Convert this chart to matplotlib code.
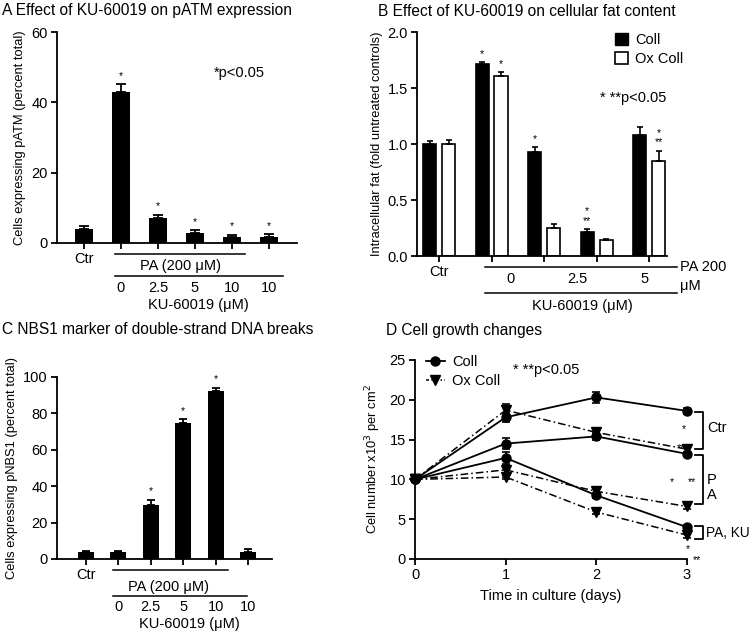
import numpy as np
import matplotlib
matplotlib.use('Agg')
import matplotlib.pyplot as plt
from matplotlib.patches import Patch
from matplotlib.lines import Line2D
from matplotlib.transforms import blended_transform_factory

plt.rcParams['font.family'] = ['Liberation Sans', 'DejaVu Sans']
plt.rcParams['axes.linewidth'] = 1.3
plt.rcParams['xtick.major.width'] = 1.3
plt.rcParams['ytick.major.width'] = 1.3

# %%
# Data

# A: pATM
a_labels = ['Ctr', '0', '2.5', '5', '10', '10']
a_vals = [4.0, 42.8, 7.1, 2.8, 1.6, 1.7]
a_err = [0.8, 2.3, 0.9, 0.8, 0.8, 0.8]
a_stars = ['', '*', '*', '*', '*', '*']

# B: fat content
b_groups = ['Ctr', 'PA', 'PA+2.5', 'PA+5', 'PA+10']
b_ku_labels = ['0', '2.5', '5']
b_coll = [1.00, 1.71, 0.93, 0.21, 1.08]
b_coll_err = [0.03, 0.02, 0.04, 0.03, 0.07]
b_ox = [1.00, 1.61, 0.25, 0.14, 0.85]
b_ox_err = [0.04, 0.03, 0.04, 0.01, 0.09]
b_coll_stars = ['', '*', '*', '*\n**', '']
b_ox_stars = ['', '*', '', '', '*\n**']

# C: pNBS1
c_labels = ['Ctr', '0', '2.5', '5', '10', '10']
c_vals = [3.8, 3.8, 29.8, 74.8, 92.2, 3.8]
c_err = [0.8, 0.8, 2.6, 2.0, 1.8, 1.8]
c_stars = ['', '', '*', '*', '*', '']

# D: cell growth
days = [0, 1, 2, 3]
coll_ctr = [10, 17.8, 20.3, 18.6]
coll_pa = [10, 14.5, 15.4, 13.2]
coll_paku = [10, 12.7, 8.0, 4.0]
ox_ctr = [10, 18.7, 15.9, 13.8]
ox_pa = [10, 11.2, 8.5, 6.6]
ox_paku = [10, 10.3, 5.9, 3.0]
coll_ctr_err = [0, 0.6, 0.7, 0.4]
coll_pa_err = [0, 0.7, 0.4, 0.3]
coll_paku_err = [0, 0.8, 0.3, 0.3]
ox_ctr_err = [0, 0.8, 0.4, 0.3]
ox_pa_err = [0, 0.6, 0.5, 0.3]
ox_paku_err = [0, 0.3, 0.3, 0.3]

# %%
W, H = 750, 638
fig = plt.figure(figsize=(W / 100, H / 100), dpi=100)

TS = 11.2   # title size
LS = 9.3    # axis label size
FS = 10.5   # tick / annotation size


def add_ax(left, top, right, bottom):
    return fig.add_axes([left / W, 1 - bottom / H, (right - left) / W, (bottom - top) / H])


def ftext(x, y, s, **kw):
    fig.text(x / W, 1 - y / H, s, **kw)


def style(ax):
    ax.spines['top'].set_visible(False)
    ax.spines['right'].set_visible(False)
    ax.tick_params(direction='out', length=4, labelsize=FS, pad=2.5)


# %%
# A Effect of KU-60019 on pATM expression
ax = add_ax(57, 32, 297, 243)
style(ax)
xa = np.arange(len(a_vals))
ax.bar(xa, a_vals, width=0.49, color='black')
ax.errorbar(xa, a_vals, yerr=[np.zeros(len(a_err)), a_err], fmt='none',
            ecolor='black', elinewidth=1.3, capsize=3.5, capthick=1.3)
for x, v, e, s in zip(xa, a_vals, a_err, a_stars):
    ax.text(x, v + e + 1.0, s, ha='center', va='bottom', fontsize=7.5)
ax.set_xlim(-0.73, 5.76)
ax.set_ylim(0, 60)
ax.set_yticks([0, 20, 40, 60])
ax.set_xticks(xa)
ax.set_xticklabels(['Ctr', '', '', '', '', ''])
ax.set_ylabel('Cells expressing pATM (percent total)', fontsize=LS, labelpad=4)
tr = blended_transform_factory(ax.transData, fig.transFigure)
ax.plot([0.84, 4.35], [1 - 254 / H] * 2, color='black', lw=1.1, transform=tr, clip_on=False)
ax.plot([0.84, 5.38], [1 - 276 / H] * 2, color='black', lw=1.1, transform=tr, clip_on=False)
ax.text(2.6, 1 - 266 / H, 'PA (200 \u03bcM)', transform=tr, ha='center', va='center', fontsize=FS)
for x, lab in zip(xa[1:], a_labels[1:]):
    ax.text(x, 1 - 288 / H, lab, transform=tr, ha='center', va='center', fontsize=FS)
ax.text(3.1, 1 - 305 / H, 'KU-60019 (\u03bcM)', transform=tr, ha='center', va='center', fontsize=FS)
ftext(214, 73, '*p<0.05', ha='left', va='center', fontsize=FS)
ftext(2, 11, 'A Effect of KU-60019 on pATM expression', fontsize=TS, va='center')

# %%
# B Effect of KU-60019 on cellular fat content
ax = add_ax(417, 32, 667, 256)
style(ax)
xb = np.arange(len(b_groups))
off, bw = 0.18, 0.25
ax.bar(xb - off, b_coll, width=bw, color='black', edgecolor='black', linewidth=1.2)
ax.bar(xb + off, b_ox, width=bw, color='white', edgecolor='black', linewidth=1.2)
ax.errorbar(xb - off, b_coll, yerr=[np.zeros(5), b_coll_err], fmt='none',
            ecolor='black', elinewidth=1.2, capsize=2.5, capthick=1.2)
ax.errorbar(xb + off, b_ox, yerr=[np.zeros(5), b_ox_err], fmt='none',
            ecolor='black', elinewidth=1.2, capsize=2.5, capthick=1.2)
for x, v, e, s in zip(xb - off, b_coll, b_coll_err, b_coll_stars):
    ax.text(x, v + e + 0.03, s, ha='center', va='bottom', fontsize=7.5, linespacing=0.9)
for x, v, e, s in zip(xb + off, b_ox, b_ox_err, b_ox_stars):
    ax.text(x, v + e + 0.03, s, ha='center', va='bottom', fontsize=7.5, linespacing=0.9)
ax.set_xlim(-0.42, 4.34)
ax.set_ylim(0, 2.0)
ax.set_yticks([0, 0.5, 1.0, 1.5, 2.0])
ax.set_yticklabels(['0.0', '0.5', '1.0', '1.5', '2.0'])
ax.set_xticks(xb)
ax.set_xticklabels(['Ctr', '', '', '', ''])
ax.set_ylabel('Intracellular fat (fold untreated controls)', fontsize=LS, labelpad=3)
tr = blended_transform_factory(ax.transData, fig.transFigure)
ax.plot([0.88, 4.53], [1 - 267 / H] * 2, color='black', lw=1.1, transform=tr, clip_on=False)
ax.plot([0.88, 4.53], [1 - 293 / H] * 2, color='black', lw=1.1, transform=tr, clip_on=False)
for xp, lab in zip([510, 577, 645], b_ku_labels):
    ftext(xp, 279, lab, ha='center', va='center', fontsize=FS)
ftext(680, 267, 'PA 200', ha='left', va='center', fontsize=FS)
ftext(680, 286, '\u03bcM', ha='left', va='center', fontsize=FS)
ftext(582, 306, 'KU-60019 (\u03bcM)', ha='center', va='center', fontsize=FS)
ftext(600, 98, '* **p<0.05', ha='left', va='center', fontsize=FS)
handles = [Patch(facecolor='black', edgecolor='black', label='Coll'),
           Patch(facecolor='white', edgecolor='black', linewidth=1.2, label='Ox Coll')]
fig.legend(handles=handles, loc='upper left', bbox_to_anchor=(615 / W, 1 - 33 / H),
           frameon=False, fontsize=FS, handlelength=0.9, handleheight=0.9,
           handletextpad=0.5, labelspacing=0.35, borderaxespad=0, borderpad=0)
ftext(378, 11, 'B Effect of KU-60019 on cellular fat content', fontsize=TS, va='center')

# %%
# C NBS1 marker of double-strand DNA breaks
ax = add_ax(57, 377, 272, 559)
style(ax)
xc = np.arange(len(c_vals))
ax.bar(xc, c_vals, width=0.49, color='black')
ax.errorbar(xc, c_vals, yerr=[np.zeros(len(c_err)), c_err], fmt='none',
            ecolor='black', elinewidth=1.3, capsize=3.2, capthick=1.3)
for x, v, e, s in zip(xc, c_vals, c_err, c_stars):
    ax.text(x, v + e + 2.0, s, ha='center', va='bottom', fontsize=7.5)
ax.set_xlim(-0.895, 5.74)
ax.set_ylim(0, 100)
ax.set_yticks([0, 20, 40, 60, 80, 100])
ax.set_xticks(xc)
ax.set_xticklabels(['Ctr', '', '', '', '', ''])
ax.set_ylabel('Cells expressing pNBS1 (percent total)', fontsize=LS, labelpad=4)
tr = blended_transform_factory(ax.transData, fig.transFigure)
ax.plot([0.83, 4.38], [1 - 570 / H] * 2, color='black', lw=1.1, transform=tr, clip_on=False)
ax.plot([0.83, 4.97], [1 - 596 / H] * 2, color='black', lw=1.1, transform=tr, clip_on=False)
ax.text(2.55, 1 - 587 / H, 'PA (200 \u03bcM)', transform=tr, ha='center', va='center', fontsize=FS)
for x, lab in zip(xc[1:], c_labels[1:]):
    ax.text(x, 1 - 607 / H, lab, transform=tr, ha='center', va='center', fontsize=FS)
ax.text(3.2, 1 - 624 / H, 'KU-60019 (\u03bcM)', transform=tr, ha='center', va='center', fontsize=FS)
ftext(2, 330, 'C NBS1 marker of double-strand DNA breaks', fontsize=TS, va='center')

# %%
# D Cell growth changes
ax = add_ax(415, 360, 687, 559)
style(ax)
ek = dict(ecolor='black', elinewidth=1.2, capsize=3, capthick=1.2, clip_on=False)
for vals, err in [(coll_ctr, coll_ctr_err), (coll_pa, coll_pa_err), (coll_paku, coll_paku_err)]:
    ax.errorbar(days, vals, yerr=err, color='black', lw=1.3, ls='-', marker='o',
                markersize=6.5, **ek)
for vals, err in [(ox_ctr, ox_ctr_err), (ox_pa, ox_pa_err), (ox_paku, ox_paku_err)]:
    ax.errorbar(days, vals, yerr=err, color='black', lw=1.1, ls=(0, (5, 2, 1, 2)), marker='v',
                markersize=6.5, **ek)
ax.set_xlim(0, 3)
ax.set_ylim(0, 25)
ax.set_xticks(days)
ax.set_yticks([0, 5, 10, 15, 20, 25])
ax.set_xlabel('Time in culture (days)', fontsize=10.5, labelpad=5)
ax.set_ylabel('Cell number x10$^3$ per cm$^2$', fontsize=LS, labelpad=5)

# brackets on the right
for y0, y1 in [(18.5, 13.8), (13.1, 6.9), (4.1, 2.5)]:
    ax.plot([3.09, 3.18, 3.18, 3.09], [y0, y0, y1, y1], color='black', lw=1.3, clip_on=False)
ax.text(3.22, 16.4, 'Ctr', ha='left', va='center', fontsize=FS)
ax.text(3.22, 9.9, 'P', ha='left', va='center', fontsize=FS)
ax.text(3.22, 8.0, 'A', ha='left', va='center', fontsize=FS)
ax.text(3.21, 3.3, 'PA, KU', ha='left', va='center', fontsize=9.8)
for x, y, s in [(2.96, 16.3, '*'), (2.93, 13.9, '**'), (2.83, 9.7, '*'), (3.05, 9.7, '**'),
                (3.01, 1.3, '*'), (3.11, -0.1, '**')]:
    ax.text(x, y, s, ha='center', va='center', fontsize=7.5, clip_on=False)

handles = [Line2D([], [], color='black', lw=1.3, ls='-', marker='o', markersize=6.5, label='Coll'),
           Line2D([], [], color='black', lw=1.1, ls=(0, (2, 1.5, 1, 1.5)), marker='v', markersize=6.5,
                  label='Ox Coll')]
fig.legend(handles=handles, loc='upper left', bbox_to_anchor=(426 / W, 1 - 355 / H),
           frameon=False, fontsize=FS, handlelength=1.3, handletextpad=0.5,
           labelspacing=0.35, borderaxespad=0, borderpad=0)
ftext(513, 370, '* **p<0.05', ha='left', va='center', fontsize=FS)
ftext(386, 330, 'D Cell growth changes', fontsize=TS, va='center')

fig.savefig('out.png', dpi=100)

★ ★ ★ ★

**WHAT THE TASK REQUIRES:** Each line from the top of the material through the line containing "c_stars = ['', '', '*', '*', '*', '']" should be reproduced exactly; please drop any images.

**OUTPUT FOR THIS EXERCISE:**
Convert this chart to matplotlib code.
import numpy as np
import matplotlib
matplotlib.use('Agg')
import matplotlib.pyplot as plt
from matplotlib.patches import Patch
from matplotlib.lines import Line2D
from matplotlib.transforms import blended_transform_factory

plt.rcParams['font.family'] = ['Liberation Sans', 'DejaVu Sans']
plt.rcParams['axes.linewidth'] = 1.3
plt.rcParams['xtick.major.width'] = 1.3
plt.rcParams['ytick.major.width'] = 1.3

# %%
# Data

# A: pATM
a_labels = ['Ctr', '0', '2.5', '5', '10', '10']
a_vals = [4.0, 42.8, 7.1, 2.8, 1.6, 1.7]
a_err = [0.8, 2.3, 0.9, 0.8, 0.8, 0.8]
a_stars = ['', '*', '*', '*', '*', '*']

# B: fat content
b_groups = ['Ctr', 'PA', 'PA+2.5', 'PA+5', 'PA+10']
b_ku_labels = ['0', '2.5', '5']
b_coll = [1.00, 1.71, 0.93, 0.21, 1.08]
b_coll_err = [0.03, 0.02, 0.04, 0.03, 0.07]
b_ox = [1.00, 1.61, 0.25, 0.14, 0.85]
b_ox_err = [0.04, 0.03, 0.04, 0.01, 0.09]
b_coll_stars = ['', '*', '*', '*\n**', '']
b_ox_stars = ['', '*', '', '', '*\n**']

# C: pNBS1
c_labels = ['Ctr', '0', '2.5', '5', '10', '10']
c_vals = [3.8, 3.8, 29.8, 74.8, 92.2, 3.8]
c_err = [0.8, 0.8, 2.6, 2.0, 1.8, 1.8]
c_stars = ['', '', '*', '*', '*', '']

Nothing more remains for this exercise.